[start of INFORMATION SHOWN]
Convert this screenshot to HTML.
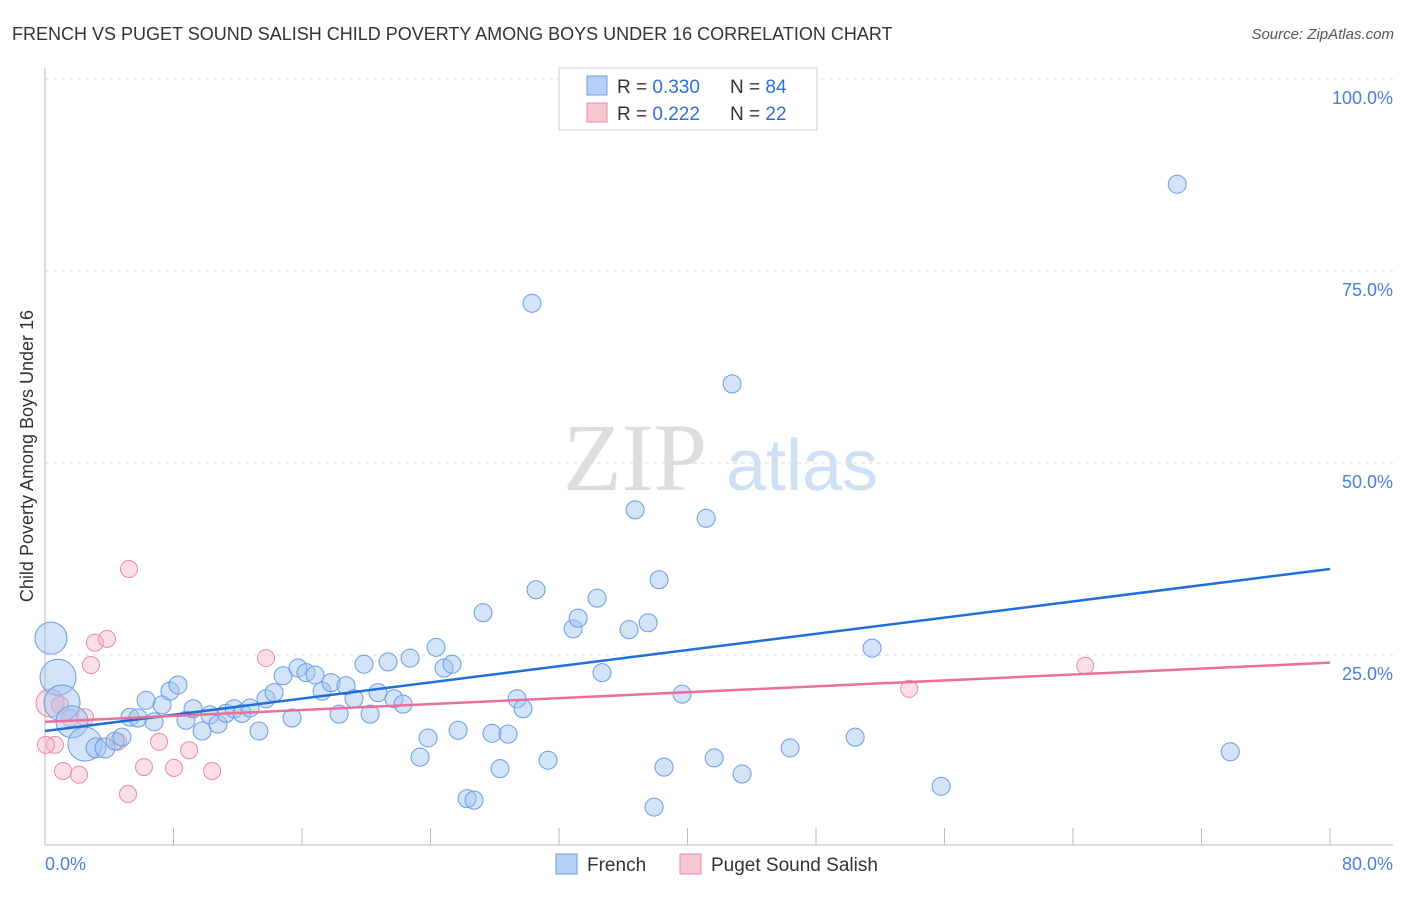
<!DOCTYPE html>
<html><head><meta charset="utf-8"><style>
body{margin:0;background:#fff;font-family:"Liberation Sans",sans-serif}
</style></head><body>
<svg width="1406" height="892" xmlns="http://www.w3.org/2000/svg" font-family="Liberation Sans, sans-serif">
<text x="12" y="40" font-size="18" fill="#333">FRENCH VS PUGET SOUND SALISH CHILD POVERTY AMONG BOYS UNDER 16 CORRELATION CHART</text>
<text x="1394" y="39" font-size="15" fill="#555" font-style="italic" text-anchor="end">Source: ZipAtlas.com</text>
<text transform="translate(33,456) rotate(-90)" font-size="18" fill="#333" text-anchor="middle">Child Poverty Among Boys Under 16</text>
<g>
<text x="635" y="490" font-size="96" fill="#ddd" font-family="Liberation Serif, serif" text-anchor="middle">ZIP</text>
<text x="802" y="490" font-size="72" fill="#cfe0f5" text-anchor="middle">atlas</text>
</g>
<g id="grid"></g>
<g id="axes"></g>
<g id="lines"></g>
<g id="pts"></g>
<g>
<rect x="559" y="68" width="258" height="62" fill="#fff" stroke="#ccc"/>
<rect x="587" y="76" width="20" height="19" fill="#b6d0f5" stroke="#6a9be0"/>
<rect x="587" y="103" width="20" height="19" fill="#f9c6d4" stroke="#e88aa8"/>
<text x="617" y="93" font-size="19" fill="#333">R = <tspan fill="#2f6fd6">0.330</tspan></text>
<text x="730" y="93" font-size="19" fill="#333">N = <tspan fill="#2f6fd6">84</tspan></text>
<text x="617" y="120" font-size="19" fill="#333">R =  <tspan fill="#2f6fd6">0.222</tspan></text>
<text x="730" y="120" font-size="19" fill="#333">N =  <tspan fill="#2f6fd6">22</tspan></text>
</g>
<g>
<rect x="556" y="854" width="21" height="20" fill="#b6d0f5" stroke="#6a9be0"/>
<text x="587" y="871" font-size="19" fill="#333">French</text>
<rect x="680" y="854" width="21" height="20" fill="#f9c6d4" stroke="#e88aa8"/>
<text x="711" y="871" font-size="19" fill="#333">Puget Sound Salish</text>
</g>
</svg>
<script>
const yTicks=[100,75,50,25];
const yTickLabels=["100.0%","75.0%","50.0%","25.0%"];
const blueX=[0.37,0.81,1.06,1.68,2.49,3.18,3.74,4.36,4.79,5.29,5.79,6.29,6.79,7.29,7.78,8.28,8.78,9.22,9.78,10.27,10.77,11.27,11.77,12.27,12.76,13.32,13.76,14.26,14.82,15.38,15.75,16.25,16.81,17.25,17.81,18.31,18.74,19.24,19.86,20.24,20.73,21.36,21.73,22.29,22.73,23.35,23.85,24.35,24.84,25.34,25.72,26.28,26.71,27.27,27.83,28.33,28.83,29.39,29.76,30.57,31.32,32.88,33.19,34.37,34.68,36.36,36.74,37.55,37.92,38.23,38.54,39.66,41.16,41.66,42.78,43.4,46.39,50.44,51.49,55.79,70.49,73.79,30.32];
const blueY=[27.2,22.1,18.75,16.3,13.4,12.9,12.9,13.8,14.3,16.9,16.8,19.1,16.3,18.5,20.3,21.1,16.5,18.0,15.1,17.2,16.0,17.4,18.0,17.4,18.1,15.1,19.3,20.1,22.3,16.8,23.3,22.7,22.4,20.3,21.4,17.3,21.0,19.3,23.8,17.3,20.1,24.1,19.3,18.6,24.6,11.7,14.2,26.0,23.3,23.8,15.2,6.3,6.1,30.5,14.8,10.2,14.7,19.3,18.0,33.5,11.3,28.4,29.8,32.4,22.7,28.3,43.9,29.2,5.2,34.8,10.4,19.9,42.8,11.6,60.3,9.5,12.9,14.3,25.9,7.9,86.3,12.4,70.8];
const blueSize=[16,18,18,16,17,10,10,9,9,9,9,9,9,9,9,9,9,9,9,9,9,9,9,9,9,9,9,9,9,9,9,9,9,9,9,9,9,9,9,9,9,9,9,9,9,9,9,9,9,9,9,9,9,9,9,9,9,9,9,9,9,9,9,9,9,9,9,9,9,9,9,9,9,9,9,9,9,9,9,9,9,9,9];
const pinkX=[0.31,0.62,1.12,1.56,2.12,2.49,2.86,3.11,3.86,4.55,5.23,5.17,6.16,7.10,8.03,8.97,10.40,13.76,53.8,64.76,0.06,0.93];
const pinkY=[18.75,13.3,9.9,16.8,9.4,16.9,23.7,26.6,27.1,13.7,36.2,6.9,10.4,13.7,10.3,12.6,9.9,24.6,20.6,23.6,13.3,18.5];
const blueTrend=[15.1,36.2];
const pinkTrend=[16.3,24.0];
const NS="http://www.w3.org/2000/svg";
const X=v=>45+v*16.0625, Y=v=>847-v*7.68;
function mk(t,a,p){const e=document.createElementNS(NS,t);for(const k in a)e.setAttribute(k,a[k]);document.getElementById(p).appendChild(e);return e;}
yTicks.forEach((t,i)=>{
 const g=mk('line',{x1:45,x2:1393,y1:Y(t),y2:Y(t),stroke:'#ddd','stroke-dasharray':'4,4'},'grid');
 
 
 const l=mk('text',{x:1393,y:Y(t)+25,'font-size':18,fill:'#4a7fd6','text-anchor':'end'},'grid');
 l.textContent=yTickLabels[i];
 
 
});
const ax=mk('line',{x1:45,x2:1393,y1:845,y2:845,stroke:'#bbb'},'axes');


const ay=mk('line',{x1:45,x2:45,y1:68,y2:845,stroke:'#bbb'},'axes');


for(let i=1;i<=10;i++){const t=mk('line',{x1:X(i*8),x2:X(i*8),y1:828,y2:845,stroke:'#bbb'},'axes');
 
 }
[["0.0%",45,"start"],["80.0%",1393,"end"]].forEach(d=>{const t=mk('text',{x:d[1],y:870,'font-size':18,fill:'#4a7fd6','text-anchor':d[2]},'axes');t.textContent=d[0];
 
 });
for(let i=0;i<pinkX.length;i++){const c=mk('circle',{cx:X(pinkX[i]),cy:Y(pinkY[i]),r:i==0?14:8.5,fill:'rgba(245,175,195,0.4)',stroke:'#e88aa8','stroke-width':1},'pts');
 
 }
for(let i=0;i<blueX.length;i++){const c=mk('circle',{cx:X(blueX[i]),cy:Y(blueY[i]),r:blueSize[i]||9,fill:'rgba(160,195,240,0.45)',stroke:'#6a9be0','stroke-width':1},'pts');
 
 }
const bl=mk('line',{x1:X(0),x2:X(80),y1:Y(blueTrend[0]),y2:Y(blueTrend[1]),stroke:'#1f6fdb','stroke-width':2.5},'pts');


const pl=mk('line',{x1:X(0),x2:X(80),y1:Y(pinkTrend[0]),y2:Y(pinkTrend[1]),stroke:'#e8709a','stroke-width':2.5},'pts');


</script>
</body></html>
[end of INFORMATION SHOWN]
(WHAT YOU NEED TO DO):
Quote in full the listing given above; the images are to be left out.

(SOLVED PROBLEM):
Convert this screenshot to HTML.
<!DOCTYPE html>
<html><head><meta charset="utf-8"><style>
body{margin:0;background:#fff;font-family:"Liberation Sans",sans-serif}
</style></head><body>
<svg width="1406" height="892" xmlns="http://www.w3.org/2000/svg" font-family="Liberation Sans, sans-serif">
<text x="12" y="40" font-size="18" fill="#333">FRENCH VS PUGET SOUND SALISH CHILD POVERTY AMONG BOYS UNDER 16 CORRELATION CHART</text>
<text x="1394" y="39" font-size="15" fill="#555" font-style="italic" text-anchor="end">Source: ZipAtlas.com</text>
<text transform="translate(33,456) rotate(-90)" font-size="18" fill="#333" text-anchor="middle">Child Poverty Among Boys Under 16</text>
<g>
<text x="635" y="490" font-size="96" fill="#ddd" font-family="Liberation Serif, serif" text-anchor="middle">ZIP</text>
<text x="802" y="490" font-size="72" fill="#cfe0f5" text-anchor="middle">atlas</text>
</g>
<g id="grid"></g>
<g id="axes"></g>
<g id="lines"></g>
<g id="pts"></g>
<g>
<rect x="559" y="68" width="258" height="62" fill="#fff" stroke="#ccc"/>
<rect x="587" y="76" width="20" height="19" fill="#b6d0f5" stroke="#6a9be0"/>
<rect x="587" y="103" width="20" height="19" fill="#f9c6d4" stroke="#e88aa8"/>
<text x="617" y="93" font-size="19" fill="#333">R = <tspan fill="#2f6fd6">0.330</tspan></text>
<text x="730" y="93" font-size="19" fill="#333">N = <tspan fill="#2f6fd6">84</tspan></text>
<text x="617" y="120" font-size="19" fill="#333">R =  <tspan fill="#2f6fd6">0.222</tspan></text>
<text x="730" y="120" font-size="19" fill="#333">N =  <tspan fill="#2f6fd6">22</tspan></text>
</g>
<g>
<rect x="556" y="854" width="21" height="20" fill="#b6d0f5" stroke="#6a9be0"/>
<text x="587" y="871" font-size="19" fill="#333">French</text>
<rect x="680" y="854" width="21" height="20" fill="#f9c6d4" stroke="#e88aa8"/>
<text x="711" y="871" font-size="19" fill="#333">Puget Sound Salish</text>
</g>
</svg>
<script>
const yTicks=[100,75,50,25];
const yTickLabels=["100.0%","75.0%","50.0%","25.0%"];
const blueX=[0.37,0.81,1.06,1.68,2.49,3.18,3.74,4.36,4.79,5.29,5.79,6.29,6.79,7.29,7.78,8.28,8.78,9.22,9.78,10.27,10.77,11.27,11.77,12.27,12.76,13.32,13.76,14.26,14.82,15.38,15.75,16.25,16.81,17.25,17.81,18.31,18.74,19.24,19.86,20.24,20.73,21.36,21.73,22.29,22.73,23.35,23.85,24.35,24.84,25.34,25.72,26.28,26.71,27.27,27.83,28.33,28.83,29.39,29.76,30.57,31.32,32.88,33.19,34.37,34.68,36.36,36.74,37.55,37.92,38.23,38.54,39.66,41.16,41.66,42.78,43.4,46.39,50.44,51.49,55.79,70.49,73.79,30.32];
const blueY=[27.2,22.1,18.75,16.3,13.4,12.9,12.9,13.8,14.3,16.9,16.8,19.1,16.3,18.5,20.3,21.1,16.5,18.0,15.1,17.2,16.0,17.4,18.0,17.4,18.1,15.1,19.3,20.1,22.3,16.8,23.3,22.7,22.4,20.3,21.4,17.3,21.0,19.3,23.8,17.3,20.1,24.1,19.3,18.6,24.6,11.7,14.2,26.0,23.3,23.8,15.2,6.3,6.1,30.5,14.8,10.2,14.7,19.3,18.0,33.5,11.3,28.4,29.8,32.4,22.7,28.3,43.9,29.2,5.2,34.8,10.4,19.9,42.8,11.6,60.3,9.5,12.9,14.3,25.9,7.9,86.3,12.4,70.8];
const blueSize=[16,18,18,16,17,10,10,9,9,9,9,9,9,9,9,9,9,9,9,9,9,9,9,9,9,9,9,9,9,9,9,9,9,9,9,9,9,9,9,9,9,9,9,9,9,9,9,9,9,9,9,9,9,9,9,9,9,9,9,9,9,9,9,9,9,9,9,9,9,9,9,9,9,9,9,9,9,9,9,9,9,9,9];
const pinkX=[0.31,0.62,1.12,1.56,2.12,2.49,2.86,3.11,3.86,4.55,5.23,5.17,6.16,7.10,8.03,8.97,10.40,13.76,53.8,64.76,0.06,0.93];
const pinkY=[18.75,13.3,9.9,16.8,9.4,16.9,23.7,26.6,27.1,13.7,36.2,6.9,10.4,13.7,10.3,12.6,9.9,24.6,20.6,23.6,13.3,18.5];
const blueTrend=[15.1,36.2];
const pinkTrend=[16.3,24.0];
const NS="http://www.w3.org/2000/svg";
const X=v=>45+v*16.0625, Y=v=>847-v*7.68;
function mk(t,a,p){const e=document.createElementNS(NS,t);for(const k in a)e.setAttribute(k,a[k]);document.getElementById(p).appendChild(e);return e;}
yTicks.forEach((t,i)=>{
 const g=mk('line',{x1:45,x2:1393,y1:Y(t),y2:Y(t),stroke:'#ddd','stroke-dasharray':'4,4'},'grid');
 
 
 const l=mk('text',{x:1393,y:Y(t)+25,'font-size':18,fill:'#4a7fd6','text-anchor':'end'},'grid');
 l.textContent=yTickLabels[i];
 
 
});
const ax=mk('line',{x1:45,x2:1393,y1:845,y2:845,stroke:'#bbb'},'axes');


const ay=mk('line',{x1:45,x2:45,y1:68,y2:845,stroke:'#bbb'},'axes');


for(let i=1;i<=10;i++){const t=mk('line',{x1:X(i*8),x2:X(i*8),y1:828,y2:845,stroke:'#bbb'},'axes');
 
 }
[["0.0%",45,"start"],["80.0%",1393,"end"]].forEach(d=>{const t=mk('text',{x:d[1],y:870,'font-size':18,fill:'#4a7fd6','text-anchor':d[2]},'axes');t.textContent=d[0];
 
 });
for(let i=0;i<pinkX.length;i++){const c=mk('circle',{cx:X(pinkX[i]),cy:Y(pinkY[i]),r:i==0?14:8.5,fill:'rgba(245,175,195,0.4)',stroke:'#e88aa8','stroke-width':1},'pts');
 
 }
for(let i=0;i<blueX.length;i++){const c=mk('circle',{cx:X(blueX[i]),cy:Y(blueY[i]),r:blueSize[i]||9,fill:'rgba(160,195,240,0.45)',stroke:'#6a9be0','stroke-width':1},'pts');
 
 }
const bl=mk('line',{x1:X(0),x2:X(80),y1:Y(blueTrend[0]),y2:Y(blueTrend[1]),stroke:'#1f6fdb','stroke-width':2.5},'pts');


const pl=mk('line',{x1:X(0),x2:X(80),y1:Y(pinkTrend[0]),y2:Y(pinkTrend[1]),stroke:'#e8709a','stroke-width':2.5},'pts');


</script>
</body></html>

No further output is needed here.